**REQUIREMENTS:**
Quote all of the data that follows exactly as written, skipping the images.

**GIVEN DATA:**
☆ ☆ ☆ ☆

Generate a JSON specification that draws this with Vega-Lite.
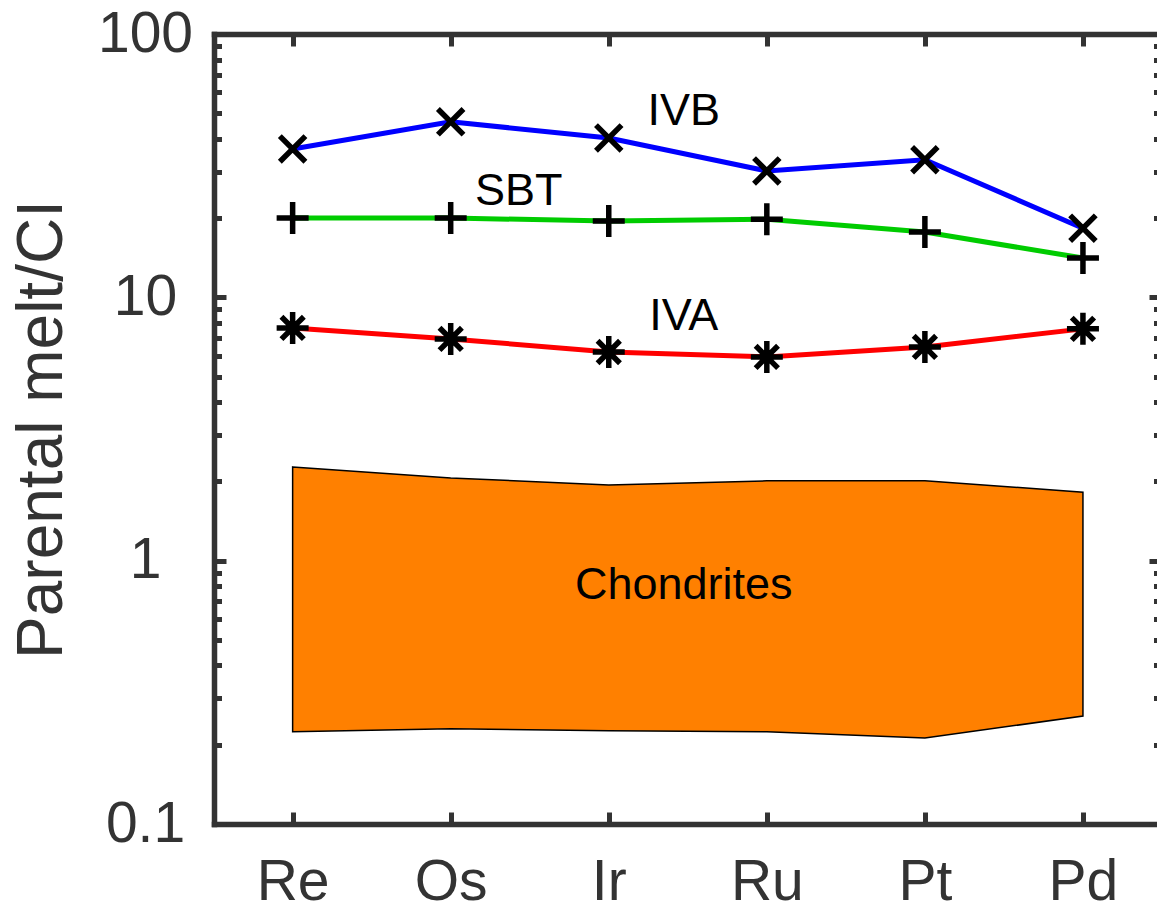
{
  "$schema": "https://vega.github.io/schema/vega-lite/v6.json",
  "autosize": {"type": "none"},
  "padding": {"left": 214, "top": 34, "right": 0, "bottom": 84},
  "width": 943,
  "height": 790,
  "background": "white",
  "config": {
    "view": {"stroke": null},
    "font": "Liberation Sans",
    "axis": {
      "domainColor": "#333333",
      "domainWidth": 5.5,
      "domainCap": "square",
      "tickColor": "#333333",
      "tickWidth": 5,
      "tickCap": "butt",
      "grid": false,
      "labelFont": "Liberation Sans",
      "labelFontSize": 57,
      "labelColor": "#333333",
      "titleFont": "Liberation Sans",
      "titleFontSize": 64,
      "titleFontWeight": "normal",
      "titleColor": "#333333"
    }
  },
  "datasets": {
    "series": [
      {"element": "Re", "group": "IVB", "value": 36.6},
      {"element": "Os", "group": "IVB", "value": 46.4},
      {"element": "Ir", "group": "IVB", "value": 40.3},
      {"element": "Ru", "group": "IVB", "value": 30.2},
      {"element": "Pt", "group": "IVB", "value": 33.3},
      {"element": "Pd", "group": "IVB", "value": 18.3},
      {"element": "Re", "group": "SBT", "value": 20.0},
      {"element": "Os", "group": "SBT", "value": 20.0},
      {"element": "Ir", "group": "SBT", "value": 19.5},
      {"element": "Ru", "group": "SBT", "value": 19.8},
      {"element": "Pt", "group": "SBT", "value": 17.7},
      {"element": "Pd", "group": "SBT", "value": 14.1},
      {"element": "Re", "group": "IVA", "value": 7.65},
      {"element": "Os", "group": "IVA", "value": 6.95},
      {"element": "Ir", "group": "IVA", "value": 6.2},
      {"element": "Ru", "group": "IVA", "value": 5.94},
      {"element": "Pt", "group": "IVA", "value": 6.48},
      {"element": "Pd", "group": "IVA", "value": 7.59}
    ],
    "chondrites": [
      {"element": "Re", "low": 0.224, "high": 2.27},
      {"element": "Os", "low": 0.23, "high": 2.06},
      {"element": "Ir", "low": 0.226, "high": 1.94},
      {"element": "Ru", "low": 0.224, "high": 2.01},
      {"element": "Pt", "low": 0.212, "high": 2.01},
      {"element": "Pd", "low": 0.257, "high": 1.82}
    ],
    "labels": [
      {"label": "IVB", "element": "Ir", "value": 51},
      {"label": "IVA", "element": "Ir", "value": 8.49},
      {"label": "Chondrites", "element": "Ir", "value": 0.809},
      {"label": "SBT", "element": "Os", "value": 25.4}
    ]
  },
  "layer": [
    {
      "data": {"name": "chondrites"},
      "mark": {"type": "area", "color": "#FF8000", "stroke": "#000000", "strokeWidth": 1.5, "opacity": 1},
      "encoding": {
        "x": {
          "field": "element", "type": "ordinal",
          "scale": {"type": "point", "padding": 0.483, "align": 0.515, "domain": ["Re", "Os", "Ir", "Ru", "Pt", "Pd"]},
          "axis": {"orient": "bottom", "title": null, "labelAngle": 0, "tickSize": -12, "labelPadding": 42, "labelBaseline": "top"}
        },
        "y": {
          "field": "high", "type": "quantitative",
          "scale": {"type": "log", "domain": [0.1, 100], "nice": false},
          "axis": {"orient": "left", "values": [0.1, 1, 10, 100], "format": "~g", "tickSize": -12, "labelAlign": "center", "labelPadding": 81, "title": "Parental melt/CI", "titlePadding": 23}
        },
        "y2": {"field": "low"}
      }
    },
    {
      "data": {"name": "series"},
      "mark": {"type": "line", "strokeWidth": 5},
      "encoding": {
        "x": {
          "field": "element", "type": "ordinal",
          "scale": {"type": "point", "padding": 0.483, "align": 0.515, "domain": ["Re", "Os", "Ir", "Ru", "Pt", "Pd"]},
          "axis": {"orient": "top", "title": null, "labels": false, "tickSize": -12}
        },
        "y": {
          "field": "value", "type": "quantitative",
          "scale": {"type": "log", "domain": [0.1, 100], "nice": false},
          "axis": {"orient": "right", "offset": 4, "values": [0.1, 1, 10, 100], "labels": false, "tickSize": -12, "title": null}
        },
        "color": {
          "field": "group", "type": "nominal",
          "scale": {"domain": ["IVB", "SBT", "IVA"], "range": ["#0000FF", "#00CC00", "#FF0000"]},
          "legend": null
        }
      }
    },
    {
      "data": {"name": "series"},
      "mark": {"type": "point", "filled": false, "stroke": "#000000", "strokeWidth": 5.5, "opacity": 1, "size": 1024, "strokeCap": "butt"},
      "encoding": {
        "x": {"field": "element", "type": "ordinal", "scale": {"type": "point", "padding": 0.483, "align": 0.515, "domain": ["Re", "Os", "Ir", "Ru", "Pt", "Pd"]}, "axis": null},
        "y": {
          "field": "value", "type": "quantitative",
          "scale": {"type": "log", "domain": [0.1, 100], "nice": false},
          "axis": {"orient": "left", "values": [0.2, 0.3, 0.4, 0.5, 0.6, 0.7, 0.8, 0.9, 2, 3, 4, 5, 6, 7, 8, 9, 20, 30, 40, 50, 60, 70, 80, 90], "labels": false, "domain": false, "tickSize": -7.5, "title": null}
        },
        "shape": {
          "field": "group", "type": "nominal",
          "scale": {"domain": ["IVB", "SBT", "IVA"], "range": ["M-0.8,-0.8L0.8,0.8M-0.8,0.8L0.8,-0.8", "M-1,0L1,0M0,-1L0,1", "M-1,0L1,0M0,-1L0,1M-0.7,-0.7L0.7,0.7M-0.7,0.7L0.7,-0.7"]},
          "legend": null
        }
      }
    },
    {
      "data": {"name": "labels"},
      "transform": [{"filter": "datum.element === 'Ir'"}],
      "mark": {"type": "text", "fontSize": 45, "font": "Liberation Sans", "color": "#000000", "dx": 75, "align": "center", "baseline": "middle"},
      "encoding": {
        "x": {"field": "element", "type": "ordinal", "scale": {"type": "point", "padding": 0.483, "align": 0.515, "domain": ["Re", "Os", "Ir", "Ru", "Pt", "Pd"]}, "axis": null},
        "y": {
          "field": "value", "type": "quantitative",
          "scale": {"type": "log", "domain": [0.1, 100], "nice": false},
          "axis": {"orient": "right", "offset": 4, "values": [0.2, 0.3, 0.4, 0.5, 0.6, 0.7, 0.8, 0.9, 2, 3, 4, 5, 6, 7, 8, 9, 20, 30, 40, 50, 60, 70, 80, 90], "labels": false, "domain": false, "tickSize": -7.5, "title": null}
        },
        "text": {"field": "label"}
      }
    },
    {
      "data": {"name": "labels"},
      "transform": [{"filter": "datum.element === 'Os'"}],
      "mark": {"type": "text", "fontSize": 45, "font": "Liberation Sans", "color": "#000000", "dx": 68, "align": "center", "baseline": "middle"},
      "encoding": {
        "x": {"field": "element", "type": "ordinal", "scale": {"type": "point", "padding": 0.483, "align": 0.515, "domain": ["Re", "Os", "Ir", "Ru", "Pt", "Pd"]}, "axis": null},
        "y": {"field": "value", "type": "quantitative", "scale": {"type": "log", "domain": [0.1, 100], "nice": false}, "axis": null},
        "text": {"field": "label"}
      }
    }
  ],
  "resolve": {"axis": {"x": "independent", "y": "independent"}}
}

☆ ☆ ☆ ☆

**RESPONSE:**
Generate a JSON specification that draws this with Vega-Lite.
{
  "$schema": "https://vega.github.io/schema/vega-lite/v6.json",
  "autosize": {"type": "none"},
  "padding": {"left": 214, "top": 34, "right": 0, "bottom": 84},
  "width": 943,
  "height": 790,
  "background": "white",
  "config": {
    "view": {"stroke": null},
    "font": "Liberation Sans",
    "axis": {
      "domainColor": "#333333",
      "domainWidth": 5.5,
      "domainCap": "square",
      "tickColor": "#333333",
      "tickWidth": 5,
      "tickCap": "butt",
      "grid": false,
      "labelFont": "Liberation Sans",
      "labelFontSize": 57,
      "labelColor": "#333333",
      "titleFont": "Liberation Sans",
      "titleFontSize": 64,
      "titleFontWeight": "normal",
      "titleColor": "#333333"
    }
  },
  "datasets": {
    "series": [
      {"element": "Re", "group": "IVB", "value": 36.6},
      {"element": "Os", "group": "IVB", "value": 46.4},
      {"element": "Ir", "group": "IVB", "value": 40.3},
      {"element": "Ru", "group": "IVB", "value": 30.2},
      {"element": "Pt", "group": "IVB", "value": 33.3},
      {"element": "Pd", "group": "IVB", "value": 18.3},
      {"element": "Re", "group": "SBT", "value": 20.0},
      {"element": "Os", "group": "SBT", "value": 20.0},
      {"element": "Ir", "group": "SBT", "value": 19.5},
      {"element": "Ru", "group": "SBT", "value": 19.8},
      {"element": "Pt", "group": "SBT", "value": 17.7},
      {"element": "Pd", "group": "SBT", "value": 14.1},
      {"element": "Re", "group": "IVA", "value": 7.65},
      {"element": "Os", "group": "IVA", "value": 6.95},
      {"element": "Ir", "group": "IVA", "value": 6.2},
      {"element": "Ru", "group": "IVA", "value": 5.94},
      {"element": "Pt", "group": "IVA", "value": 6.48},
      {"element": "Pd", "group": "IVA", "value": 7.59}
    ],
    "chondrites": [
      {"element": "Re", "low": 0.224, "high": 2.27},
      {"element": "Os", "low": 0.23, "high": 2.06},
      {"element": "Ir", "low": 0.226, "high": 1.94},
      {"element": "Ru", "low": 0.224, "high": 2.01},
      {"element": "Pt", "low": 0.212, "high": 2.01},
      {"element": "Pd", "low": 0.257, "high": 1.82}
    ],
    "labels": [
      {"label": "IVB", "element": "Ir", "value": 51},
      {"label": "IVA", "element": "Ir", "value": 8.49},
      {"label": "Chondrites", "element": "Ir", "value": 0.809},
      {"label": "SBT", "element": "Os", "value": 25.4}
    ]
  },
  "layer": [
    {
      "data": {"name": "chondrites"},
      "mark": {"type": "area", "color": "#FF8000", "stroke": "#000000", "strokeWidth": 1.5, "opacity": 1},
      "encoding": {
        "x": {
          "field": "element", "type": "ordinal",
          "scale": {"type": "point", "padding": 0.483, "align": 0.515, "domain": ["Re", "Os", "Ir", "Ru", "Pt", "Pd"]},
          "axis": {"orient": "bottom", "title": null, "labelAngle": 0, "tickSize": -12, "labelPadding": 42, "labelBaseline": "top"}
        },
        "y": {
          "field": "high", "type": "quantitative",
          "scale": {"type": "log", "domain": [0.1, 100], "nice": false},
          "axis": {"orient": "left", "values": [0.1, 1, 10, 100], "format": "~g", "tickSize": -12, "labelAlign": "center", "labelPadding": 81, "title": "Parental melt/CI", "titlePadding": 23}
        },
        "y2": {"field": "low"}
      }
    },
    {
      "data": {"name": "series"},
      "mark": {"type": "line", "strokeWidth": 5},
      "encoding": {
        "x": {
          "field": "element", "type": "ordinal",
          "scale": {"type": "point", "padding": 0.483, "align": 0.515, "domain": ["Re", "Os", "Ir", "Ru", "Pt", "Pd"]},
          "axis": {"orient": "top", "title": null, "labels": false, "tickSize": -12}
        },
        "y": {
          "field": "value", "type": "quantitative",
          "scale": {"type": "log", "domain": [0.1, 100], "nice": false},
          "axis": {"orient": "right", "offset": 4, "values": [0.1, 1, 10, 100], "labels": false, "tickSize": -12, "title": null}
        },
        "color": {
          "field": "group", "type": "nominal",
          "scale": {"domain": ["IVB", "SBT", "IVA"], "range": ["#0000FF", "#00CC00", "#FF0000"]},
          "legend": null
        }
      }
    },
    {
      "data": {"name": "series"},
      "mark": {"type": "point", "filled": false, "stroke": "#000000", "strokeWidth": 5.5, "opacity": 1, "size": 1024, "strokeCap": "butt"},
      "encoding": {
        "x": {"field": "element", "type": "ordinal", "scale": {"type": "point", "padding": 0.483, "align": 0.515, "domain": ["Re", "Os", "Ir", "Ru", "Pt", "Pd"]}, "axis": null},
        "y": {
          "field": "value", "type": "quantitative",
          "scale": {"type": "log", "domain": [0.1, 100], "nice": false},
          "axis": {"orient": "left", "values": [0.2, 0.3, 0.4, 0.5, 0.6, 0.7, 0.8, 0.9, 2, 3, 4, 5, 6, 7, 8, 9, 20, 30, 40, 50, 60, 70, 80, 90], "labels": false, "domain": false, "tickSize": -7.5, "title": null}
        },
        "shape": {
          "field": "group", "type": "nominal",
          "scale": {"domain": ["IVB", "SBT", "IVA"], "range": ["M-0.8,-0.8L0.8,0.8M-0.8,0.8L0.8,-0.8", "M-1,0L1,0M0,-1L0,1", "M-1,0L1,0M0,-1L0,1M-0.7,-0.7L0.7,0.7M-0.7,0.7L0.7,-0.7"]},
          "legend": null
        }
      }
    },
    {
      "data": {"name": "labels"},
      "transform": [{"filter": "datum.element === 'Ir'"}],
      "mark": {"type": "text", "fontSize": 45, "font": "Liberation Sans", "color": "#000000", "dx": 75, "align": "center", "baseline": "middle"},
      "encoding": {
        "x": {"field": "element", "type": "ordinal", "scale": {"type": "point", "padding": 0.483, "align": 0.515, "domain": ["Re", "Os", "Ir", "Ru", "Pt", "Pd"]}, "axis": null},
        "y": {
          "field": "value", "type": "quantitative",
          "scale": {"type": "log", "domain": [0.1, 100], "nice": false},
          "axis": {"orient": "right", "offset": 4, "values": [0.2, 0.3, 0.4, 0.5, 0.6, 0.7, 0.8, 0.9, 2, 3, 4, 5, 6, 7, 8, 9, 20, 30, 40, 50, 60, 70, 80, 90], "labels": false, "domain": false, "tickSize": -7.5, "title": null}
        },
        "text": {"field": "label"}
      }
    },
    {
      "data": {"name": "labels"},
      "transform": [{"filter": "datum.element === 'Os'"}],
      "mark": {"type": "text", "fontSize": 45, "font": "Liberation Sans", "color": "#000000", "dx": 68, "align": "center", "baseline": "middle"},
      "encoding": {
        "x": {"field": "element", "type": "ordinal", "scale": {"type": "point", "padding": 0.483, "align": 0.515, "domain": ["Re", "Os", "Ir", "Ru", "Pt", "Pd"]}, "axis": null},
        "y": {"field": "value", "type": "quantitative", "scale": {"type": "log", "domain": [0.1, 100], "nice": false}, "axis": null},
        "text": {"field": "label"}
      }
    }
  ],
  "resolve": {"axis": {"x": "independent", "y": "independent"}}
}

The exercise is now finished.